Com a nova versão apresentada pelo relator no início de agosto, os obstáculos foram resolvidos e se convergiu para um texto que elimina as resistências dos cartórios, viabiliza a integração com os Institutos Estaduais de Identificação, retira dúvidas de legalidade e competências e melhora a governança da destinação do fundo financeiro a ser composto com recursos auferidos com o serviço de conferência de dados biométricos a ser prestado a atores privados. Cumpre destacar que tal serviço de conferência não viola o sigilo das informações e preserva o dado pessoal, pois trata-se apenas de conferências do tipo binário de resposta, ou seja, a digital informada confere ou não com a digital armazenada na base de dados para essa pessoa. O fundo objetiva refinanciar o sistema de coleta e manutenção dos dados biométricos pelo TSE, não se confundindo com o orçamento corrente. A exigência de lei complementar ficou esclarecida por não se tratar de matéria essencialmente eleitoral ou de competências do tribunal stricto sensu, mas sim em geral.

O texto do substitutivo também garante que as informações eleitorais não serão compartilhadas com o Poder Executivo Federal, Estadual ou Municipal e que as polícias federal e civil terão amplo acesso aos dados biométricos, importante fator nas investigações e combate à criminalidade. Também prevê que a Justiça Eleitoral possa substituir o título de eleitor pelo Documento de Identificação Nacional (DIN), respeitada a legislação sobre alistamento eleitoral, e que o CPF seja incorporado aos documentos de identidade civil. Tal uso do CPF facilita o cruzamento de bases de dados de diferentes órgãos, fundamental para a melhoria dos cadastros do cidadão.

Para se ter ideia do impacto do projeto do ICN, sua implantação possibilitará em pouco tempo convergir todos os documentos de hoje (RG, CPF, NIT, PIS/PASEP, carteira de trabalho, cartão do SUS e outros, totalizando cerca de 20 documentos de identificação existentes) para uma única identificação. Os cadastros atualmente utilizados para acesso a políticas públicas e benefícios sociais poderão ser uniformizados, removendo-se duplicidades e corrigindo erros de registro.

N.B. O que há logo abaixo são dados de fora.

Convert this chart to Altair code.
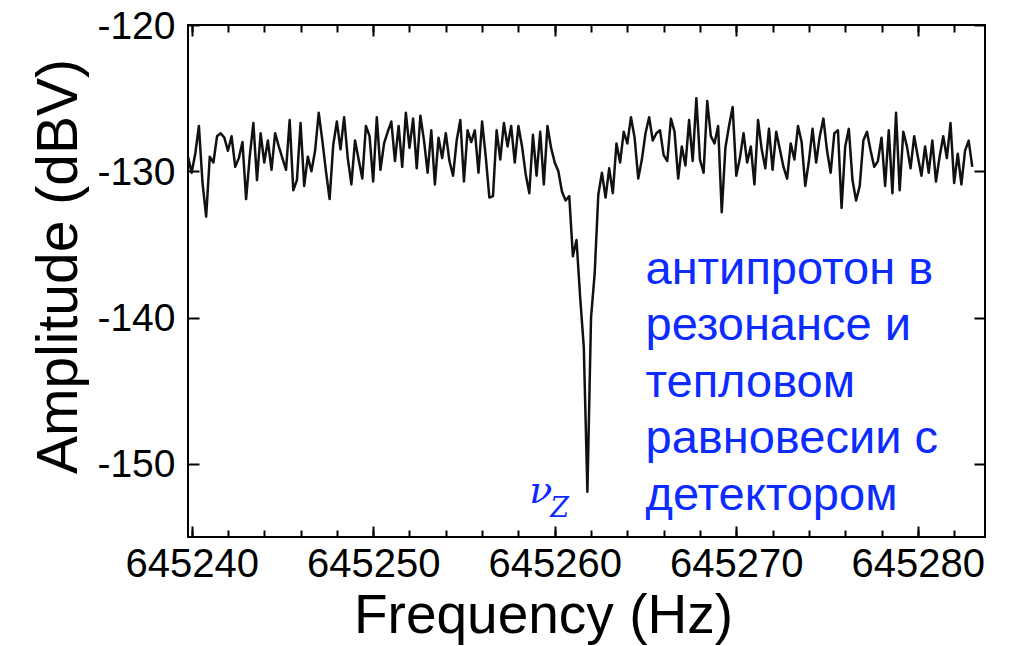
import altair as alt
import pandas as pd

# ---------------- data ----------------
FREQ_START = 645239.8   # Hz, first sample of the sweep
FREQ_STEP = 0.2         # Hz, sweep resolution

AMP_SEG1 = [-129.0, -130.1, -128.8, -126.9, -130.8, -133.1, -129.0, -129.4, -127.6, -127.4,
            -127.7, -128.6, -127.6, -129.7, -129.1, -128.0, -131.9, -129.0, -126.7, -130.6,
            -127.4, -129.4, -127.9, -129.9, -127.4, -128.3, -129.1, -129.9, -126.5]
AMP_SEG2 = [-131.3, -130.6, -126.7, -131.0, -129.0, -130.0, -128.6, -126.0, -127.9, -130.0,
            -131.9, -128.2, -126.6, -128.5, -126.3, -129.1, -130.9, -127.9, -129.2, -130.5,
            -126.9, -127.6, -130.7, -126.3, -129.9, -128.1, -127.3]
AMP_SEG3 = [-126.6, -129.3, -126.9, -129.7, -126.0, -128.4, -126.4, -129.8, -126.2, -127.9,
            -130.1, -127.2, -130.9, -127.7, -129.1, -127.4, -129.3, -130.3, -127.9, -126.5,
            -130.7, -127.2, -128.0, -127.2, -130.1, -126.6, -129.0, -131.8]
AMP_SEG4 = [-131.7, -127.2, -129.2, -126.7, -128.3, -126.9, -129.4, -126.9, -128.3, -130.2,
            -131.5, -127.5, -130.3, -127.3, -130.9, -126.9, -128.4, -129.4, -130.0, -131.4,
            -132.0, -131.7, -135.8, -134.7, -138.6, -142.0, -151.9, -140.0, -137.0, -131.6,
            -130.1, -131.8, -129.8, -131.5, -128.1, -129.4, -127.3, -128.1, -126.3, -127.7]
AMP_SEG5 = [-130.5, -129.2, -127.4, -126.3, -127.9, -127.4, -127.2, -128.9, -129.3, -126.4,
            -127.3, -130.5, -128.3, -129.6, -126.5, -129.3, -125.0, -129.2, -130.1, -125.2,
            -127.6, -128.1, -126.9, -132.8, -128.4, -126.9, -125.6, -130.3, -129.1, -127.4,
            -129.4, -128.3]
AMP_SEG6 = [-130.9, -126.5, -128.5, -129.8, -127.1, -129.9, -127.3, -128.5, -129.7, -130.5,
            -128.1, -129.2, -126.9, -128.0, -131.0, -129.3, -127.1, -129.4, -127.6, -126.4,
            -128.6, -130.1, -127.4, -127.2, -132.5, -128.3, -127.1, -130.6, -132.0, -131.0,
            -127.9]
AMP_SEG7 = [-127.3, -128.6, -129.7, -129.3, -127.7, -131.0, -127.2, -131.5, -126.0, -131.3,
            -127.3, -128.3, -129.8, -127.6, -129.0, -130.3, -128.3, -130.1, -127.9, -130.7,
            -129.0, -127.6, -129.1, -126.7, -130.8, -128.8, -130.9, -128.6, -127.9, -129.7]

AMP = AMP_SEG1 + AMP_SEG2 + AMP_SEG3 + AMP_SEG4 + AMP_SEG5 + AMP_SEG6 + AMP_SEG7
FREQ = [round(FREQ_START + FREQ_STEP * i, 2) for i in range(len(AMP))]

X_DOMAIN = [645239.8, 645283.7]
Y_DOMAIN = [-155, -120]
X_MAJOR = [645240, 645250, 645260, 645270, 645280]
X_MINOR = list(range(645240, 645284, 2))
Y_MAJOR = [-150, -140, -130, -120]

ANNOT_LINES = ["антипротон в", "резонансе и", "тепловом", "равновесии с", "детектором"]
ANNOT_FREQ, ANNOT_AMP = [645265.0], [-137.7]
NU_FREQ, NU_AMP = [645258.6], [-152.65]
SUB_FREQ, SUB_AMP = [645259.75], [-153.6]

# ---------------- chart ----------------
FONT = "Liberation Sans"
BLUE = "#0b2bff"

df = pd.DataFrame({"freq": FREQ, "amp": AMP})
ann_df = pd.DataFrame({"freq": ANNOT_FREQ, "amp": ANNOT_AMP})
nu_df = pd.DataFrame({"freq": NU_FREQ, "amp": NU_AMP})
sub_df = pd.DataFrame({"freq": SUB_FREQ, "amp": SUB_AMP})

xs = alt.Scale(domain=X_DOMAIN, nice=False, zero=False)
ys = alt.Scale(domain=Y_DOMAIN, nice=False, zero=False)

def X(axis):
    return alt.X("freq:Q", scale=xs, axis=axis)

def Y(axis):
    return alt.Y("amp:Q", scale=ys, axis=axis)

base_ax = dict(domain=False, grid=False, tickColor="black", tickWidth=2,
               labelFont=FONT, labelColor="black", titleFont=FONT,
               titleColor="black", titleFontWeight="normal")

x_bottom_major = alt.Axis(orient="bottom", values=X_MAJOR, offset=-11, tickSize=11,
                          labelFontSize=40, labelPadding=7, labelExpr="'' + datum.value",
                          labelFlush=False, labelOverlap=False,
                          title="Frequency (Hz)", titleFontSize=55, titleX=355, titleY=106,
                          titleBaseline="alphabetic", **base_ax)
x_bottom_minor = alt.Axis(orient="bottom", values=X_MINOR, offset=-7, tickSize=7,
                          labels=False, title="", **base_ax)
x_top_major = alt.Axis(orient="top", values=X_MAJOR, offset=-11, tickSize=11,
                       labels=False, title="", **base_ax)
x_top_minor = alt.Axis(orient="top", values=X_MINOR, offset=-7, tickSize=7,
                       labels=False, title="", **base_ax)

y_left = alt.Axis(orient="left", values=Y_MAJOR, offset=-11, tickSize=11,
                  labelFontSize=39, labelPadding=13, labelExpr="'' + datum.value",
                  labelFlush=False, labelOverlap=False, labelOffset=1,
                  title="Amplitude (dBV)", titleFontSize=57, titlePadding=8, titleY=241,
                  **base_ax)
y_right = alt.Axis(orient="right", values=Y_MAJOR, offset=-11, tickSize=11,
                   labels=False, title="", **base_ax)

line = alt.Chart(df).mark_line(color="#111111", strokeWidth=2.5, strokeJoin="round").encode(
    x=X(x_bottom_major), y=Y(y_left))
ticks2 = alt.Chart(df).mark_line(opacity=0).encode(x=X(x_bottom_minor), y=Y(y_right))
ticks3 = alt.Chart(df).mark_line(opacity=0).encode(x=X(x_top_major), y=Y(None))
ticks4 = alt.Chart(df).mark_line(opacity=0).encode(x=X(x_top_minor), y=Y(None))

annot = alt.Chart(ann_df).mark_text(
    text=ANNOT_LINES, align="left", baseline="alphabetic", font=FONT,
    fontSize=47, lineHeight=56.5, color=BLUE).encode(x=X(None), y=Y(None))
nu = alt.Chart(nu_df).mark_text(
    text="ν", align="left", baseline="alphabetic", font="DejaVu Serif",
    fontStyle="italic", fontSize=38, color=BLUE).encode(x=X(None), y=Y(None))
sub = alt.Chart(sub_df).mark_text(
    text="Z", align="left", baseline="alphabetic", font="DejaVu Serif",
    fontStyle="italic", fontSize=27, color=BLUE).encode(x=X(None), y=Y(None))

chart = alt.layer(line, ticks2, ticks3, ticks4, annot, nu, sub).resolve_axis(
    x="independent", y="independent"
).properties(
    width=797, height=512,
    autosize=alt.AutoSizeParams(type="none"),
    padding={"left": 188, "top": 25, "right": 28, "bottom": 109},
    background="white",
).configure_view(stroke="black", strokeWidth=2)

chart.save("out.html", embed_options={"renderer": "svg", "actions": False})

O mais importante: diversas soluções tecnológicas poderão ser desenvolvidas para facilitar a vida do cidadão e dispensar o seu deslocamento a postos de atendimento, a partir da identificação unívoca do cidadão por meio eletrônico[3]. Entre elas: a compra e venda de veículos, solicitação de passaporte, celebração de contratos privados, tudo por telefone ou pelo computador, com elevado nível de segurança. Sem sair de casa e com apenas poucos cliques no computador, o brasileiro poderá acessar amplo rol de serviços públicos. No longo prazo, por que não, o próprio voto poderá ser depositado por meio de celular ou internet, com conexão segura, como já testaram países que têm tecnologia avançada[4]. A internet, sem dúvida, é relevante fator de promoção da cidadania.

Assim, é essencial votar o Projeto de Lei 1775/2015 e sua conversão em lei o quanto antes, o que facilitará a vida do cidadão, e trará economias expressivas ao poder público tanto com a redução dos atendimentos presenciais quanto com a eliminação de fraudes e melhor aplicação dos recursos públicos.


[3] Diagnóstico das bases de dados gerenciadas pelo governo federal e as possibilidades de prestação de serviços públicos digitais pode ser conferido em http://www.brasil.gov.br/economia-e-emprego/2016/02/proximos-passos/estudo-base-de-dados-e-autenticacao-do-cidadao-versao-publicacao-com-isbn-1.pdf.

[4] Já testado o voto por SMS na Grã-Bretanha e implementado o voto pela internet na Estônia em 2007.